The danger is that Mr. Obama may be signaling a return to the defense mistakes of the 1990s. Bill Clinton slashed defense spending to 3% of GDP in 2000, from 4.8% in 1992. We learned on 9/11 that 3% isn't nearly enough to maintain our commitments and fight a war on terror -- and President Bush spent his two terms getting back to more realistic outlays for a global superpower.
American defense needs are, if anything, even more daunting today. Given challenges in the Mideast and new dangers from Iran, an erratic Russia, a rising China, and potential threats in outer space and cyberspace, the U.S. should be in the midst of a concerted military modernization. Mr. Obama's budget isn't adequate to meet those challenges.

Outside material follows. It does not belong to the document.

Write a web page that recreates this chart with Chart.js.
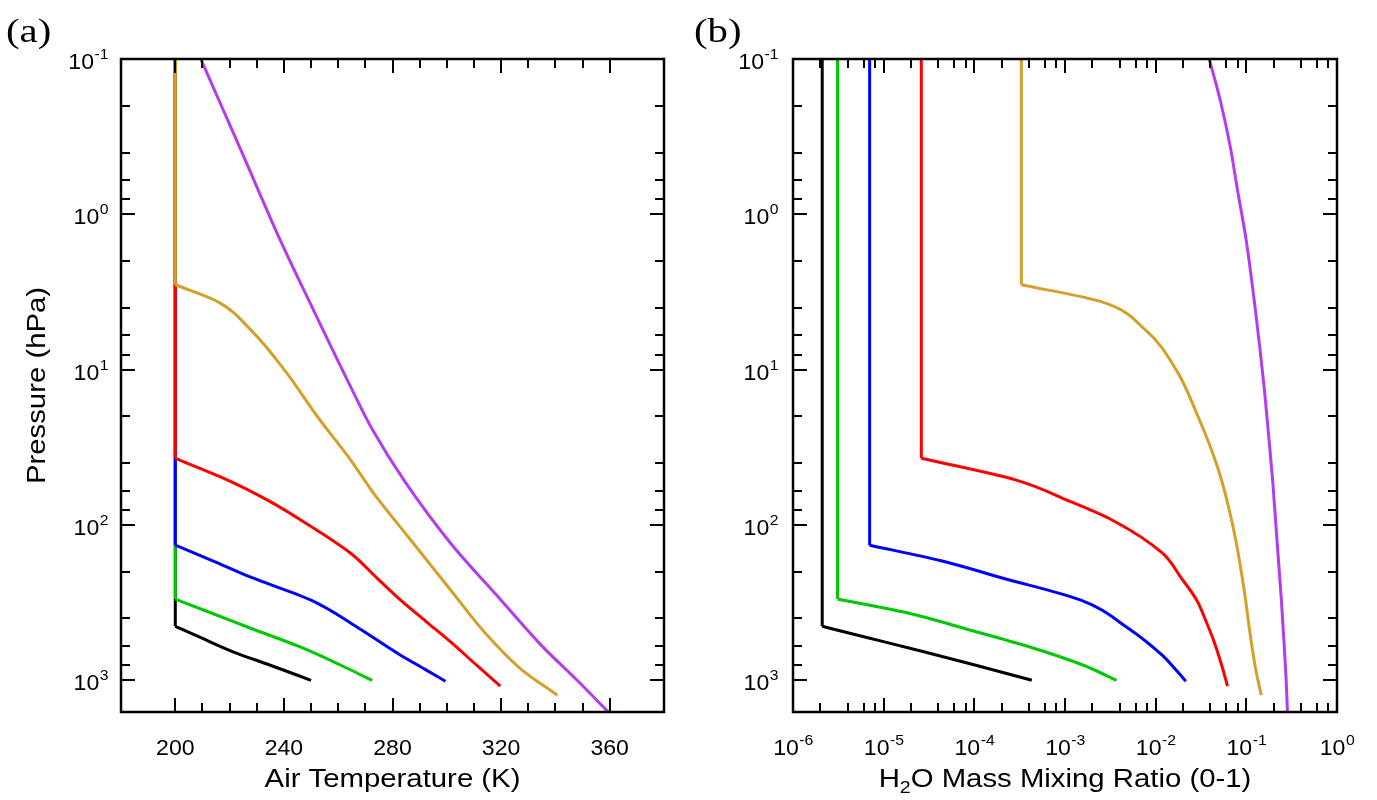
<!DOCTYPE html>
<html>
<head>
<meta charset="utf-8">
<script src="https://cdn.jsdelivr.net/npm/chart.js@4.4.1/dist/chart.umd.min.js"></script>
<style>
  html, body { margin: 0; padding: 0; background: #fff; overflow: hidden; }
  #wrap { position: relative; width: 1377px; height: 800px; }
  canvas { position: absolute; top: 0; }
  #chartA { left: 0; }
  #chartB { left: 688px; }
</style>
</head>
<body>
<div id="wrap">
  <canvas id="chartA" width="688" height="800"></canvas>
  <canvas id="chartB" width="689" height="800"></canvas>
</div>
<script>
// surface temperatures of the six profiles
const profileNames = ['250 K', '273 K', '300 K', '320 K', '340 K', '360 K'];
const profileColors = ['#000000', '#00c800', '#0000ff', '#ff0000', '#d4a02a', '#b43cf0'];
// index of the tropopause point (0 = no isothermal top)
const tropIndex = [1, 1, 1, 1, 1, 0];

// pressure levels (hPa), air temperature (K), H2O mass mixing ratio for each profile
const pBlack = [0.1, 449, 528, 658, 800, 1000];
const tBlack = [200, 200, 209, 221.5, 235, 250];
const qBlack = [2.1e-6, 2.1e-6, 6.35e-6, 2.84e-5, 1.04e-4, 4.3e-4];

const pGreen = [0.1, 300, 370, 464, 610, 800, 1000];
const tGreen = [200, 200, 213.5, 228, 246, 261, 272.5];
const qGreen = [3.1e-6, 3.1e-6, 1.9e-5, 7.8e-5, 4.1e-4, 1.6e-3, 3.7e-3];

const pBlue = [0.1, 135, 170, 217, 305, 455, 689, 850, 1014];
const tBlue = [200, 200, 213.8, 227.8, 250, 267, 283, 292, 299.5];
const qBlue = [7.0e-6, 7.0e-6, 4.3e-5, 1.9e-4, 1.5e-3, 4.8e-3, 0.0118, 0.0165, 0.0215];

const pRed = [0.1, 37.2, 51.4, 70, 92.9, 152, 220, 305, 420, 566, 800, 1091];
const tRed = [200, 200, 219.3, 234.5, 246.2, 264.6, 274.3, 283, 292.5, 301.4, 311, 319.7];
const qRed = [2.6e-5, 2.6e-5, 2.9e-4, 1.1e-3, 3.3e-3, 0.0119, 0.0192, 0.0284, 0.0361, 0.0442, 0.0535, 0.062];

const pGold = [0.1, 2.84, 3.65, 5.55, 10, 20.1, 38.2, 62.3, 120, 262, 500, 850, 1247];
const tGold = [200, 200, 215.6, 227.8, 240.1, 252.4, 264.6, 273, 285.9, 301.4, 314.3, 327.4, 340.7];
const qGold = [3.3e-4, 3.3e-4, 2.5e-3, 7.7e-3, 0.0168, 0.0294, 0.0453, 0.0583, 0.0754, 0.0946, 0.110, 0.1268, 0.146];

const pPurple = [0.1, 0.183, 0.366, 0.695, 1.46, 4, 12.9, 24.5, 51.4, 131, 300, 600, 1000, 1600];
const tPurple = [209.4, 216, 223.6, 230.5, 238.6, 250.5, 264.6, 272.7, 284.2, 301.4, 319.6, 335, 348, 359.5];
const qPurple = [0.039, 0.0514, 0.0664, 0.0798, 0.0995, 0.125, 0.157, 0.174, 0.195, 0.219, 0.243, 0.262, 0.275, 0.284];

const pressures = [pBlack, pGreen, pBlue, pRed, pGold, pPurple];
const temps = [tBlack, tGreen, tBlue, tRed, tGold, tPurple];
const mixing = [qBlack, qGreen, qBlue, qRed, qGold, qPurple];

// ticks
const tempTicks = [200, 240, 280, 320, 360];
const tempMinor = [210, 220, 230, 250, 260, 270, 290, 300, 310, 330, 340, 350];
const presTicks = [0.1, 1, 10, 100, 1000];
const presLabels = ['-1', '0', '1', '2', '3'];
const presMinor = [0.2, 0.4, 0.6, 0.8, 2, 4, 6, 8, 20, 40, 60, 80, 200, 400, 600, 800];
const mixTicks = [1e-6, 1e-5, 1e-4, 1e-3, 1e-2, 1e-1, 1];
const mixLabels = ['-6', '-5', '-4', '-3', '-2', '-1', '0'];
const mixMinor = [];
[1e-6, 1e-5, 1e-4, 1e-3, 1e-2, 1e-1].forEach(d => [2, 4, 6, 8].forEach(m => mixMinor.push(m * d)));

const FONT = '"Liberation Sans", Arial, sans-serif';
const SERIF = '"Liberation Serif", "Times New Roman", serif';
const TICK_SIZE = 22;
const TICK_SX = 1.05;
const SUP_SIZE = 15;
const TITLE_SIZE = 25.5;
const TITLE_SX = 1.15;

function drawText(ctx, s, x, y, size, align, family, sx) {
  ctx.save();
  ctx.font = size + 'px ' + (family || FONT);
  ctx.translate(x, y);
  ctx.scale(sx || 1, 1);
  ctx.textAlign = align || 'left';
  ctx.textBaseline = 'alphabetic';
  ctx.fillText(s, 0, 0);
  ctx.restore();
}
function widthOf(ctx, s, size, sx, family) {
  ctx.font = size + 'px ' + (family || FONT);
  return ctx.measureText(s).width * (sx || 1);
}
// "10" with a raised exponent
function powLabel(ctx, exp, x, y, align) {
  const w1 = widthOf(ctx, '10', TICK_SIZE, TICK_SX), w2 = widthOf(ctx, exp, SUP_SIZE, TICK_SX);
  const x0 = align === 'right' ? x - w1 - w2 : x - (w1 + w2) / 2;
  drawText(ctx, '10', x0, y, TICK_SIZE, 'left', FONT, TICK_SX);
  drawText(ctx, exp, x0 + w1 + 0.5, y - 10, SUP_SIZE, 'left', FONT, TICK_SX);
}

const axesFrame = {
  id: 'axesFrame',
  afterDraw(chart, args, o) {
    const ctx = chart.ctx, a = chart.chartArea;
    const xs = chart.scales.x, ys = chart.scales.y;
    ctx.save();
    ctx.strokeStyle = '#000';
    ctx.fillStyle = '#000';
    ctx.lineWidth = 2;
    ctx.beginPath();
    const xTick = (v, len) => {
      const px = Math.round(xs.getPixelForValue(v));
      ctx.moveTo(px, a.bottom); ctx.lineTo(px, a.bottom - len);
      ctx.moveTo(px, a.top); ctx.lineTo(px, a.top + len);
    };
    const yTick = (v, len) => {
      const py = Math.round(ys.getPixelForValue(v));
      ctx.moveTo(a.left, py); ctx.lineTo(a.left + len, py);
      ctx.moveTo(a.right, py); ctx.lineTo(a.right - len, py);
    };
    o.xMajor.forEach(v => xTick(v, 14));
    o.xMinor.forEach(v => xTick(v, 9));
    presTicks.forEach(v => yTick(v, 14));
    presMinor.forEach(v => yTick(v, 9));
    ctx.stroke();
    ctx.lineWidth = 2.5;
    ctx.strokeRect(a.left, a.top, a.right - a.left, a.bottom - a.top);

    // tick labels
    o.xMajor.forEach((v, i) => {
      const px = xs.getPixelForValue(v);
      if (o.xLog) powLabel(ctx, o.xLabels[i], px, 755, 'center');
      else drawText(ctx, String(v), px, 755, TICK_SIZE, 'center', FONT, TICK_SX);
    });
    presTicks.forEach((v, i) => {
      const py = ys.getPixelForValue(v);
      powLabel(ctx, presLabels[i], a.left - o.yGap, py + 10, 'right');
    });

    // axis titles
    const cx = (a.left + a.right) / 2;
    if (o.xLog) {
      const parts = ['H', '2', 'O Mass Mixing Ratio (0-1)'];
      const w0 = widthOf(ctx, parts[0], TITLE_SIZE, TITLE_SX);
      const w1 = widthOf(ctx, parts[1], 17, TITLE_SX);
      const w2 = widthOf(ctx, parts[2], TITLE_SIZE, TITLE_SX);
      const x0 = cx - (w0 + w1 + w2) / 2;
      drawText(ctx, parts[0], x0, 787, TITLE_SIZE, 'left', FONT, TITLE_SX);
      drawText(ctx, parts[1], x0 + w0, 793, 17, 'left', FONT, TITLE_SX);
      drawText(ctx, parts[2], x0 + w0 + w1, 787, TITLE_SIZE, 'left', FONT, TITLE_SX);
    } else {
      drawText(ctx, o.xTitle, cx, 787, TITLE_SIZE, 'center', FONT, TITLE_SX);
    }
    if (o.yTitle) {
      ctx.save();
      ctx.translate(45, (a.top + a.bottom) / 2);
      ctx.rotate(-Math.PI / 2);
      drawText(ctx, o.yTitle, 0, 0, TITLE_SIZE, 'center', FONT, TITLE_SX);
      ctx.restore();
    }
    // panel letter
    drawText(ctx, o.panel, o.panelX, 42, 34, 'left', SERIF, 1.2);
    ctx.restore();
  }
};

// isothermal top drawn straight, troposphere drawn as a smooth curve
function buildDatasets(xValues) {
  const sets = [];
  pressures.forEach((p, k) => {
    const pts = p.map((pv, i) => ({ x: xValues[k][i], y: pv }));
    const base = {
      label: profileNames[k],
      borderColor: profileColors[k],
      backgroundColor: profileColors[k],
      borderWidth: 3,
      pointRadius: 0,
      showLine: true,
      fill: false,
      indexAxis: 'y',
      order: 6 - k
    };
    const ti = tropIndex[k];
    if (ti > 0) sets.push(Object.assign({}, base, { data: pts.slice(0, ti + 1) }));
    sets.push(Object.assign({}, base, { data: pts.slice(ti), cubicInterpolationMode: 'monotone' }));
  });
  return sets;
}

function yAxis() {
  return { type: 'logarithmic', reverse: true, min: 0.1, max: 1600, display: false };
}

new Chart(document.getElementById('chartA'), {
  type: 'scatter',
  data: { datasets: buildDatasets(temps) },
  options: {
    indexAxis: 'y',
    responsive: false,
    animation: false,
    layout: { padding: { left: 121, top: 59, right: 24, bottom: 88 } },
    scales: {
      x: { type: 'linear', min: 180, max: 380, display: false },
      y: yAxis()
    },
    plugins: {
      legend: { display: false },
      tooltip: { enabled: false },
      axesFrame: {
        xMajor: tempTicks, xMinor: tempMinor, xLog: false,
        xTitle: 'Air Temperature (K)', yTitle: 'Pressure (hPa)',
        yGap: 13, panel: '(a)', panelX: 6
      }
    }
  },
  plugins: [axesFrame]
});

new Chart(document.getElementById('chartB'), {
  type: 'scatter',
  data: { datasets: buildDatasets(mixing) },
  options: {
    indexAxis: 'y',
    responsive: false,
    animation: false,
    layout: { padding: { left: 105, top: 59, right: 40, bottom: 88 } },
    scales: {
      x: { type: 'logarithmic', min: 1e-6, max: 1, display: false },
      y: yAxis()
    },
    plugins: {
      legend: { display: false },
      tooltip: { enabled: false },
      axesFrame: {
        xMajor: mixTicks, xMinor: mixMinor, xLog: true, xLabels: mixLabels,
        yTitle: null, yGap: 15, panel: '(b)', panelX: 6
      }
    }
  },
  plugins: [axesFrame]
});
</script>
</body>
</html>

Spending for defense is one of the few Constitutionally mandated requirements of government. Yes, we're certainly going through financial difficulties and yes, we should all share the sacrifice that entails. But as the article points out, that's not the case here.
A technological edge is a combat multiplier. Developing those technological advances takes time and money. That sort of development should be and remain a top priority for any government.
Certainly we can all appreciate the fact that there is waste, fraud and abuse within the procurement system. And we can all agree that should be rooted out. That too should be a priority.
But as I'm reading this, we're not talking about shared sacrifice, we're talking about programmed cuts over the years aimed at reducing overall defense spending (while fighting a war) to a lesser amount of the GDP. As the article says, at some point (especially with an expansion of personnel in the Army and Marine Corps) we're not going to have enough to maintain our commitments and fight the war on terror (even if we aren't supposed to refer to it as that anymore).
This is a dangerous path and one we've been on before. Lawmakers need to realize that while this sort of thing may save money in the short run, in the long run it usually ends up costing American lives. And given the recent glowing promises by the administration, that's just unacceptable. Nobody is asking for a blank check, but what we are asking for are the funds necessary to keep our commitments, build for future threats, keep our technological edge and keep the finest military the world has ever seen at its current level of training and effectiveness.